Things to Check Before You Spend Money on Something Expensive
Before spending a lot of money, it helps to slow down and check a few important things first. This guide explains how to avoid regret, hidden costs, and poor buying decisions before making an expensive purchase.
Buying something expensive always feels a little exciting. A new phone, laptop, sofa, car, camera, washing machine, course, or even a travel package. Your mind starts imagining how nice life will be after you get it.
But expensive purchases can also become expensive mistakes.
Sometimes the item is good, but not good for your real need. Sometimes the price looks fair, but hidden costs come later. And sometimes we buy because of pressure, mood, trend, or a discount that feels too good to miss.
Before spending a big amount of money, it is worth slowing down for a moment. Not overthinking forever. Just checking a few important things before you pay.
1. Ask yourself if you really need it
This sounds simple, but many people skip it.
Before buying, ask one honest question. Do I actually need this, or do I just want it right now?
There is nothing wrong with wanting nice things. Life is not only about saving every rupee or every dollar. But big purchases should have a reason.
For example, buying a laptop for work, study, editing, or business can make sense. Buying a very expensive laptop only because the design looks nice may not be the smartest move, unless you can easily afford it.
A small pause can save a lot of regret later.
2. Check if it fits your budget without stress
An expensive item is not only expensive because of the price tag. It becomes more expensive when it creates stress after buying.
If you buy it today, can you still pay your bills comfortably? Can you still manage rent, food, transport, savings, and emergency needs?
A good rule is this. If buying it makes your whole month feel tight, it may not be the right time.
Some people think affordability means “I have enough money to pay for it.” But real affordability means you can buy it without damaging your normal life.
3. Compare the full cost, not only the price
The price you see first is not always the final cost.
A car needs insurance, fuel, service, parts, registration, and repairs. A printer needs ink. A phone may need a case, charger, screen protector, and maybe higher storage. A house appliance may need installation and maintenance.
Even travel bookings can have extra charges for baggage, meals, transport, visa, or cancellation.
Before buying, calculate the full cost. Not perfectly, but close enough. This gives you a more real picture.
4. Read reviews, but read them carefully
Reviews are helpful, but not all reviews are useful.
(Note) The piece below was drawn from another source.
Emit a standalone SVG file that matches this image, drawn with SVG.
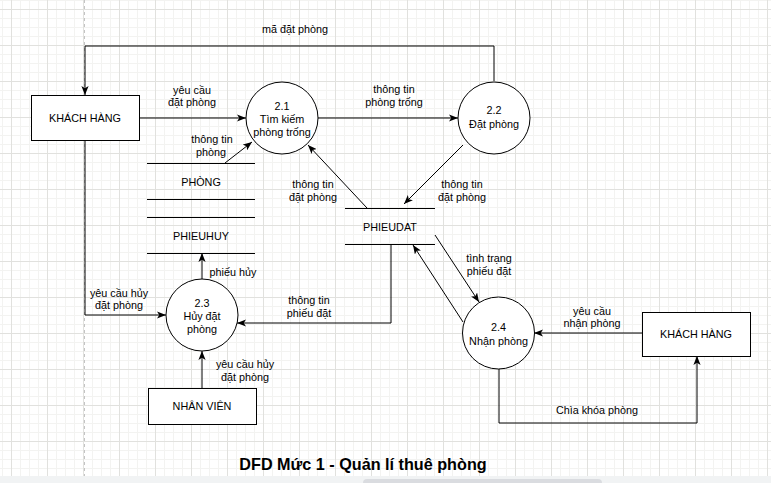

Do not only look at five star ratings. Read the negative reviews too. That is where people often mention real problems like poor battery life, bad customer service, weak material, heating issues, size problems, or delivery damage.
Also check reviews from people who used the item for a few months, not only people who just opened the box yesterday.
A product can look amazing on day one and become annoying after three weeks.
5. Check the warranty and return policy
This is very important, especially for electronics, furniture, appliances, and online purchases.
Before paying, check how long the warranty lasts, what it actually covers, and where you can claim it. Some warranties sound good, but they do not cover the most common problems.
Also check the return or exchange policy. Can you return it if it does not work as expected? How many days do you have? Will they give cash back, store credit, or only repair?
Do not wait until something goes wrong to read these details.
6. Think about how often you will use it
Some expensive things are worth it because you use them every day.
A good mattress, comfortable work chair, reliable phone, strong laptop, or quality shoes can be worth paying more for because they affect daily life.
But if you are buying something you will use only once or twice, think again. Maybe renting, borrowing, or choosing a cheaper option makes more sense.
Cost per use is a useful way to think.
A $300 item used every day for three years may be better value than a $70 item used twice and forgotten in a cupboard.
7. Watch out for emotional buying
Many expensive purchases happen when emotions are high.
You had a bad day. You feel bored. You want to reward yourself. You saw someone else using it. A sale is ending tonight. The salesperson is pushing you.
That does not always mean the purchase is bad. But emotion can make the decision blurry.
For big purchases, give yourself a little waiting time. Maybe 24 hours. Maybe a week for very expensive items. If you still want it after the excitement settles, then it is probably a more stable decision.